> **PROBLEM REQUIREMENTS**
Go through the entries below, tally each line with the string "that", and give the final number by itself.

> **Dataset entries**
++++++++

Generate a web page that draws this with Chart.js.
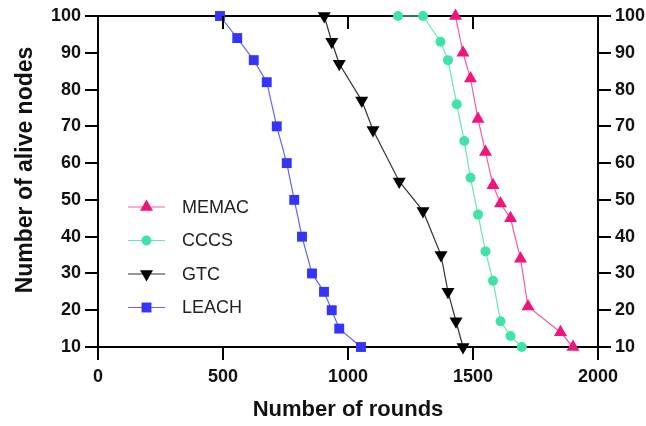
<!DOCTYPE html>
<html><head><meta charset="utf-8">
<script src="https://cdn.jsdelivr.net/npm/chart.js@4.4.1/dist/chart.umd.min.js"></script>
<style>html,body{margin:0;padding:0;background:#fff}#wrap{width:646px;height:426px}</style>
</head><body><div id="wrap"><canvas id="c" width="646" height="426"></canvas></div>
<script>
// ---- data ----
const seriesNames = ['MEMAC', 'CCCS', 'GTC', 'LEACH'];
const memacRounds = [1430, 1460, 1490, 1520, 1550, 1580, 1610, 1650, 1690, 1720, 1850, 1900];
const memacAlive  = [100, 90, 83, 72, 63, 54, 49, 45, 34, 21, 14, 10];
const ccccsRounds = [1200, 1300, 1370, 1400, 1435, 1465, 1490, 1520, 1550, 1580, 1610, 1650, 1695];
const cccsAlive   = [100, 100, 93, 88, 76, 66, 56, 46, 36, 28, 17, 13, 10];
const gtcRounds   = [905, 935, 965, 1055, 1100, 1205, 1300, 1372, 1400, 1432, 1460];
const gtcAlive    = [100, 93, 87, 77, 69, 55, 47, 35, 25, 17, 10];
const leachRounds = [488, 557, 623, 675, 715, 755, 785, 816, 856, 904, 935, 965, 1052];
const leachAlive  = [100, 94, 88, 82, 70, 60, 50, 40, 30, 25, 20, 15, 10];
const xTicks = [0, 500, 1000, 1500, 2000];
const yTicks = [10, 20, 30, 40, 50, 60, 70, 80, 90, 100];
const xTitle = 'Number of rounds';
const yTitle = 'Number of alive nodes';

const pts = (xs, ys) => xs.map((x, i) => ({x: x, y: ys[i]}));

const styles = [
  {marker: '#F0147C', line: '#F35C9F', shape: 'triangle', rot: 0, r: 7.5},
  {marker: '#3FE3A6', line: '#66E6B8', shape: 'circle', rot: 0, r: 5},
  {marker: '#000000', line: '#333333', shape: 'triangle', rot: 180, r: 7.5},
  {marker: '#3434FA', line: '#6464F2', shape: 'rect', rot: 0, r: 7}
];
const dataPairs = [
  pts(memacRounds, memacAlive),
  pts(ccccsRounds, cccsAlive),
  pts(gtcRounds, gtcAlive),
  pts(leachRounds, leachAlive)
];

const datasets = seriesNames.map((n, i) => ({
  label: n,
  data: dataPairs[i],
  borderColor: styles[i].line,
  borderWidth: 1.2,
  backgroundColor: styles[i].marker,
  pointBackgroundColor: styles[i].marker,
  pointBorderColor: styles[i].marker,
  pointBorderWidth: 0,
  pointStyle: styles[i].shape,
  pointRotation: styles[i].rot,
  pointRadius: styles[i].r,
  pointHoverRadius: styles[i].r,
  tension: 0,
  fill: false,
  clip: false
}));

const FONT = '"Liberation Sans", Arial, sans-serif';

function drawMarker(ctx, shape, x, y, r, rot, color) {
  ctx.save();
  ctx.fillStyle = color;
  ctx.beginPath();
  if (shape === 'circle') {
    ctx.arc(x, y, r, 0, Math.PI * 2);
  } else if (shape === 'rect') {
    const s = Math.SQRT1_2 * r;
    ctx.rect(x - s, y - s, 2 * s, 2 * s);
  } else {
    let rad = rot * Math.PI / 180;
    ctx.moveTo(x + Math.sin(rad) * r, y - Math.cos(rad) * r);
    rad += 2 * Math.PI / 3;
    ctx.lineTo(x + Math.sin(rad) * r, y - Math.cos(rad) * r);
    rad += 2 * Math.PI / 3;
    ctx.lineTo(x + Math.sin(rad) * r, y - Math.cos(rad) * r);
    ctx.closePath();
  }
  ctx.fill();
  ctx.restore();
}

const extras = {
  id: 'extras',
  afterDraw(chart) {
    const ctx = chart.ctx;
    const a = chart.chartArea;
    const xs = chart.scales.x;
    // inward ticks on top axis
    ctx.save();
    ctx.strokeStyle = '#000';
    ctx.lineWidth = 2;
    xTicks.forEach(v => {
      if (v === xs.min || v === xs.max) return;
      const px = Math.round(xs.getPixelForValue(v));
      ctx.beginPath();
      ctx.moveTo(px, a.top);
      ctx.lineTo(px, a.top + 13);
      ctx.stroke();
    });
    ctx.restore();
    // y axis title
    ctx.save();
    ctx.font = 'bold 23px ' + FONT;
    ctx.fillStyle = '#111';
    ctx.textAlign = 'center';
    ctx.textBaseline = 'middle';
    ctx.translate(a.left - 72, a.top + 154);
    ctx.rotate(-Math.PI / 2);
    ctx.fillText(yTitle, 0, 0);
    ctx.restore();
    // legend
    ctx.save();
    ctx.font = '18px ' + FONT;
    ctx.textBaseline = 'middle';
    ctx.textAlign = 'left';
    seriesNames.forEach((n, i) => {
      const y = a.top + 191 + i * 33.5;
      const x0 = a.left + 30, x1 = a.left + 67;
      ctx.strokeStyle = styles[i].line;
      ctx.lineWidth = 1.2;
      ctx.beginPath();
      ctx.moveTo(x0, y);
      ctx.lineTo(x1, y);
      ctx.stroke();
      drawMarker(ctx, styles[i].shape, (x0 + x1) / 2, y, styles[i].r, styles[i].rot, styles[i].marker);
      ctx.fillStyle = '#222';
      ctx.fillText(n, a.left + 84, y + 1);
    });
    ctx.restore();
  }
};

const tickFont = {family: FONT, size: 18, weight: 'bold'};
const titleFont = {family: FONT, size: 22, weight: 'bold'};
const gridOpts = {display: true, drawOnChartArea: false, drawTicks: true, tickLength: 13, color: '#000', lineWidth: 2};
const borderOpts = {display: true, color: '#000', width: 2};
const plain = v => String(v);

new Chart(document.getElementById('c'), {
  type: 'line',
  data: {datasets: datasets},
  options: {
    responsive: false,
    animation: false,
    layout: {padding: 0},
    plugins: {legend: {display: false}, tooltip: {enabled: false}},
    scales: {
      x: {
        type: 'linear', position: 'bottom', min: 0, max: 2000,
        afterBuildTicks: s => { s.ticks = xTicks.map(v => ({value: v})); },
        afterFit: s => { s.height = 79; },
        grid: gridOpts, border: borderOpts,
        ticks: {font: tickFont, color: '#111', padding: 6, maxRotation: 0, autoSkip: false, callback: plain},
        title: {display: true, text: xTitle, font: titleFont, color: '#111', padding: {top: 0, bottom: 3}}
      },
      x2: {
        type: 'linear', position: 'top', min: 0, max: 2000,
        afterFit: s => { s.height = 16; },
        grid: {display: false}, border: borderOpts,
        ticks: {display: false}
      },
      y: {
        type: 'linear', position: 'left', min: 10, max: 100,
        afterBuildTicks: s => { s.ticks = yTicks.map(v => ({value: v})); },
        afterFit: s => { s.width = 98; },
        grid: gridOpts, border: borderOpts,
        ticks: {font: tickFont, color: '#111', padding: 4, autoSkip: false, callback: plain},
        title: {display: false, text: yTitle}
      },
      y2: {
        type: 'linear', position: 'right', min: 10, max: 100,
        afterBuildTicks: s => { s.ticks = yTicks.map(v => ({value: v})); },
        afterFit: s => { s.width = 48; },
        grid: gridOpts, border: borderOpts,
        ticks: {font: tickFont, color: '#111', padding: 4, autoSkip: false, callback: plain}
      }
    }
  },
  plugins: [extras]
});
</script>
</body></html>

++++++++

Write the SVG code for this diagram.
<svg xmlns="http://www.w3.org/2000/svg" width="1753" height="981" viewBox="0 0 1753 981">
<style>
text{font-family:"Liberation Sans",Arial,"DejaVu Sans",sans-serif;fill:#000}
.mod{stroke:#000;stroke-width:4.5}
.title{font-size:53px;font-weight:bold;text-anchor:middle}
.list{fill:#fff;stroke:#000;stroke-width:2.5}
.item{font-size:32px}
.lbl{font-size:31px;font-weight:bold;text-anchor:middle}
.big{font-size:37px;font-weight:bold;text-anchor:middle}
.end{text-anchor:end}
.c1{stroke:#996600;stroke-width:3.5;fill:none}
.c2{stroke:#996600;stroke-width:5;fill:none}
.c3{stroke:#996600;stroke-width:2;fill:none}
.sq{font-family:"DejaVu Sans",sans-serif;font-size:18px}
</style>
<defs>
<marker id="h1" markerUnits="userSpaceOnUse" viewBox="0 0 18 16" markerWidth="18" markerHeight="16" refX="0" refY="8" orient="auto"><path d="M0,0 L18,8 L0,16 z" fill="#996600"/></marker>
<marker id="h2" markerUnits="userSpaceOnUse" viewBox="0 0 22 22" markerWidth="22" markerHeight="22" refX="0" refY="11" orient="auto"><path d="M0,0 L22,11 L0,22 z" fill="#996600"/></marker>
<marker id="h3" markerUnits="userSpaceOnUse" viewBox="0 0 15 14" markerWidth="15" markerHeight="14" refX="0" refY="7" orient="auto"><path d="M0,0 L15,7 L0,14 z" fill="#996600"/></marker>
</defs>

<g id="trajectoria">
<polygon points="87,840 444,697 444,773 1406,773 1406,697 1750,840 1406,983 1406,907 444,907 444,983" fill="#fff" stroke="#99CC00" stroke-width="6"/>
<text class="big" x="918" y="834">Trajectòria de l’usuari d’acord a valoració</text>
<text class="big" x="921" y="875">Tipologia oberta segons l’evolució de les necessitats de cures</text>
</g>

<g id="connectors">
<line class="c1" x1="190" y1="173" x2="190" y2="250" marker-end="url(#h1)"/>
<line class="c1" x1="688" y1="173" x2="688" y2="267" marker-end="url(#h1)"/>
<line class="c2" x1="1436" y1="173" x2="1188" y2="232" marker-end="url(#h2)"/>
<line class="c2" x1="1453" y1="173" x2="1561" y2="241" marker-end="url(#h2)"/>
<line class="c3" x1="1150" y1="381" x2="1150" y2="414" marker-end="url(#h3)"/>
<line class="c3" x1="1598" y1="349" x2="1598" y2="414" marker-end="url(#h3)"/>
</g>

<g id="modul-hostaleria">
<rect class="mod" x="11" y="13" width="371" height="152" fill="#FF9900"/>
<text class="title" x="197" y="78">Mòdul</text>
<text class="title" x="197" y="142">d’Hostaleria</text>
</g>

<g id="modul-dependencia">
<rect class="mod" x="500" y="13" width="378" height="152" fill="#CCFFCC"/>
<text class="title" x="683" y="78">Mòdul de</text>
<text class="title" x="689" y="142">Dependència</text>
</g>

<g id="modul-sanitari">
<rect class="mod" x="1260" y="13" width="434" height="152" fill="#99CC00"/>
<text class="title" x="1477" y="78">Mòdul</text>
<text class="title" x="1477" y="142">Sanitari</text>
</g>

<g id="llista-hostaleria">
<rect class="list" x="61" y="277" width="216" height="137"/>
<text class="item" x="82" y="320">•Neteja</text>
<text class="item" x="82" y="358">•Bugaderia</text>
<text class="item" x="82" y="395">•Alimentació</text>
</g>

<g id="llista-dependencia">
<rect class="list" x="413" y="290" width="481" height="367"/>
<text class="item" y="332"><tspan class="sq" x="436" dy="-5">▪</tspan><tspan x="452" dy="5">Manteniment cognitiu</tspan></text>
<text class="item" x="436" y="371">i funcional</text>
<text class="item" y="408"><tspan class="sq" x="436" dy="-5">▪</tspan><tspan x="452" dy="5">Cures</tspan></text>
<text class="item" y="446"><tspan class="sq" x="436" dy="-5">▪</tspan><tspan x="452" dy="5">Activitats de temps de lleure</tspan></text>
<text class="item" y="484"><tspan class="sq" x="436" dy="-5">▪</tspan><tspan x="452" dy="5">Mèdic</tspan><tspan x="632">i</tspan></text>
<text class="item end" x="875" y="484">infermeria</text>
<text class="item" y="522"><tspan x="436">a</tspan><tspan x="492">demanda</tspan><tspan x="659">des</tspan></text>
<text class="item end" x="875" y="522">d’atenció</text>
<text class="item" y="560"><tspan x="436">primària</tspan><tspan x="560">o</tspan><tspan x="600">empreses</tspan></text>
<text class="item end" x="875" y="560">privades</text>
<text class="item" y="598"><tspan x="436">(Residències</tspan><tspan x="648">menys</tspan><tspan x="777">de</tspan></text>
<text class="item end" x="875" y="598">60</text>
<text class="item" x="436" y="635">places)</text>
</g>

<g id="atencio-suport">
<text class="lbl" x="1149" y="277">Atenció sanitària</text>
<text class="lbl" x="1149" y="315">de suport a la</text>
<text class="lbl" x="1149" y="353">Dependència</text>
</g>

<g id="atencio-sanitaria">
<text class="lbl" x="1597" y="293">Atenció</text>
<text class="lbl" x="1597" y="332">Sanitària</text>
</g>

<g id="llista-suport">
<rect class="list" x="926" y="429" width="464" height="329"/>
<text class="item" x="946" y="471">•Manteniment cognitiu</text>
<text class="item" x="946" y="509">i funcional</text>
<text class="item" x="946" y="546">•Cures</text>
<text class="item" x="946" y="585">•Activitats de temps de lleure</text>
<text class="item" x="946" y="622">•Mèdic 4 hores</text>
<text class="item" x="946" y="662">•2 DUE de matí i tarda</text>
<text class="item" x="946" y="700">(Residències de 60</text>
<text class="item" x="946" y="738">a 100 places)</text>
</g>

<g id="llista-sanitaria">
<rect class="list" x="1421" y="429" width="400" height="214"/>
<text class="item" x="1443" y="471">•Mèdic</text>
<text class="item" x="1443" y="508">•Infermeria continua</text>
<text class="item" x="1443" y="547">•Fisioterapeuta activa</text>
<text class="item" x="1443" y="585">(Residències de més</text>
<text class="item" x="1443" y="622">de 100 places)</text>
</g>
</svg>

++++++++

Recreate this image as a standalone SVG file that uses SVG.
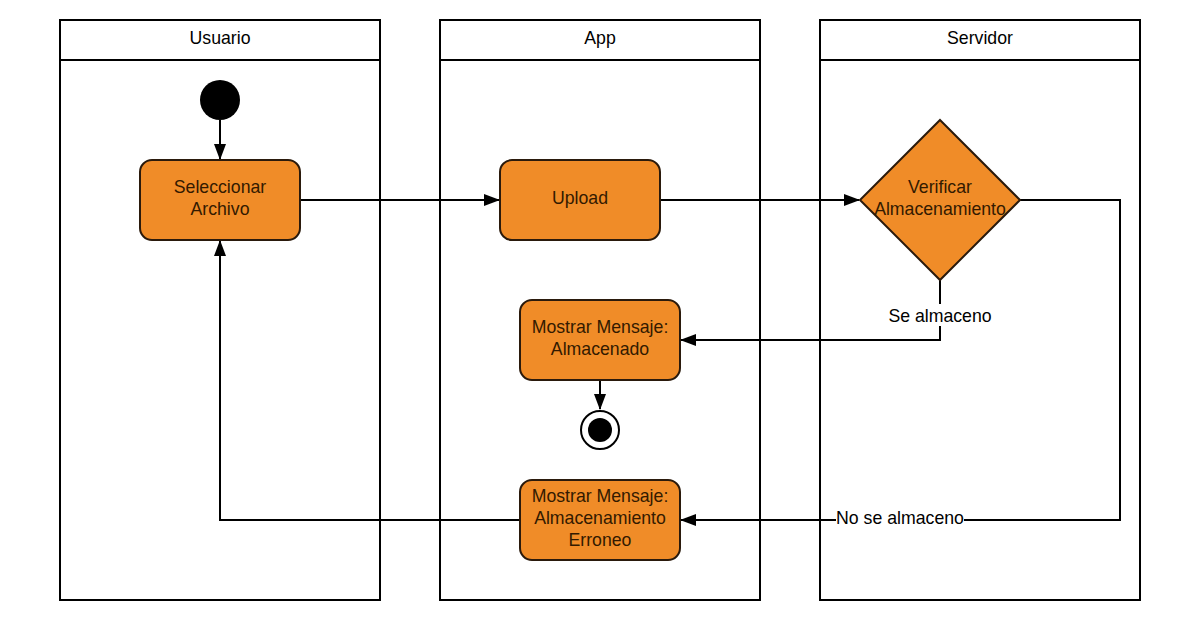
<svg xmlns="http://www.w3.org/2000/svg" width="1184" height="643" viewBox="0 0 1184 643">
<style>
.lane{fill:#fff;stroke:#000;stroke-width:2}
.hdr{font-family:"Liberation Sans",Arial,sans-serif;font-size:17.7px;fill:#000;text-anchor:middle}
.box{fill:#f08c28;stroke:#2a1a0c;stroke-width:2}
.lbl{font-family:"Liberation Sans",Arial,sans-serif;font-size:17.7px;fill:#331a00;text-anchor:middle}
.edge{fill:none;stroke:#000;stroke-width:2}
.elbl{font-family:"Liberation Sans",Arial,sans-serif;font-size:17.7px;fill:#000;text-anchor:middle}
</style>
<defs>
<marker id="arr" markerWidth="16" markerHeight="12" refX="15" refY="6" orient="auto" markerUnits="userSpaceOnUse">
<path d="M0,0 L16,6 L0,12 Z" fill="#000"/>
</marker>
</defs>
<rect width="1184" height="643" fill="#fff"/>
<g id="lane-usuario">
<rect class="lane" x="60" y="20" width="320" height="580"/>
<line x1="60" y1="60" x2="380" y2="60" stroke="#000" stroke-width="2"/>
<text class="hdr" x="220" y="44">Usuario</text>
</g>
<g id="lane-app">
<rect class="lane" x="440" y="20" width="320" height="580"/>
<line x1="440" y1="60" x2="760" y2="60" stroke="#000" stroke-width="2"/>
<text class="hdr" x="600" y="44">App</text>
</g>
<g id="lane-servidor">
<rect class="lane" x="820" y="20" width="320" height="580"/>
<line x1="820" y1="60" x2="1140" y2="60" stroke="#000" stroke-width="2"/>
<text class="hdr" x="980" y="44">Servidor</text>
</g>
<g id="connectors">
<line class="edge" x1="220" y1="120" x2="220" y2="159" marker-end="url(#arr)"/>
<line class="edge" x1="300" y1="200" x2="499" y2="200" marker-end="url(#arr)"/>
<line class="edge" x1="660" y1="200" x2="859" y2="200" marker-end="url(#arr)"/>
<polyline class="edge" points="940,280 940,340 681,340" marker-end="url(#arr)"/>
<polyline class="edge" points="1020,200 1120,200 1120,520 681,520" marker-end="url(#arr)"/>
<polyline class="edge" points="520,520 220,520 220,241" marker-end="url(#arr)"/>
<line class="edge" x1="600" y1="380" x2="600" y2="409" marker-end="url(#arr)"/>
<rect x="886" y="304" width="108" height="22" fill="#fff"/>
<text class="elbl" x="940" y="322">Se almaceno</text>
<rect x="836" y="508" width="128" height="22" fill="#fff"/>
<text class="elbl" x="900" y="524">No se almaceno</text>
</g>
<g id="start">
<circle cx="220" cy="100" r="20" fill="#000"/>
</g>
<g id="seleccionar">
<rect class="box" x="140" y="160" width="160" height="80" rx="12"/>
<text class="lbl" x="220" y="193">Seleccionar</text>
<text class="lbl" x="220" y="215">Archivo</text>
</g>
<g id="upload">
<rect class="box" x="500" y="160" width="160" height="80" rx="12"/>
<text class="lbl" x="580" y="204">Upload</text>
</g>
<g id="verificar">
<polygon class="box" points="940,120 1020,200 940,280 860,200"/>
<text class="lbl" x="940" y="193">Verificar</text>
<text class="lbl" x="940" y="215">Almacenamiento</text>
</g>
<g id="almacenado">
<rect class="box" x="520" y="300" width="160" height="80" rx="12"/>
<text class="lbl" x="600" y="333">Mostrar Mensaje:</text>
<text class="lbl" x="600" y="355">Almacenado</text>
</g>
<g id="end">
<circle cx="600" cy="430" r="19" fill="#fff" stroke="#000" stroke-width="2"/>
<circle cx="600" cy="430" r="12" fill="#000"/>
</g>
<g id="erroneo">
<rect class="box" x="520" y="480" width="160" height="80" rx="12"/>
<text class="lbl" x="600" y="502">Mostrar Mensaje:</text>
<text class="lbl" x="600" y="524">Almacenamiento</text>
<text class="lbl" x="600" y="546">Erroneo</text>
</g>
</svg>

++++++++

> **TASK RESULT**
2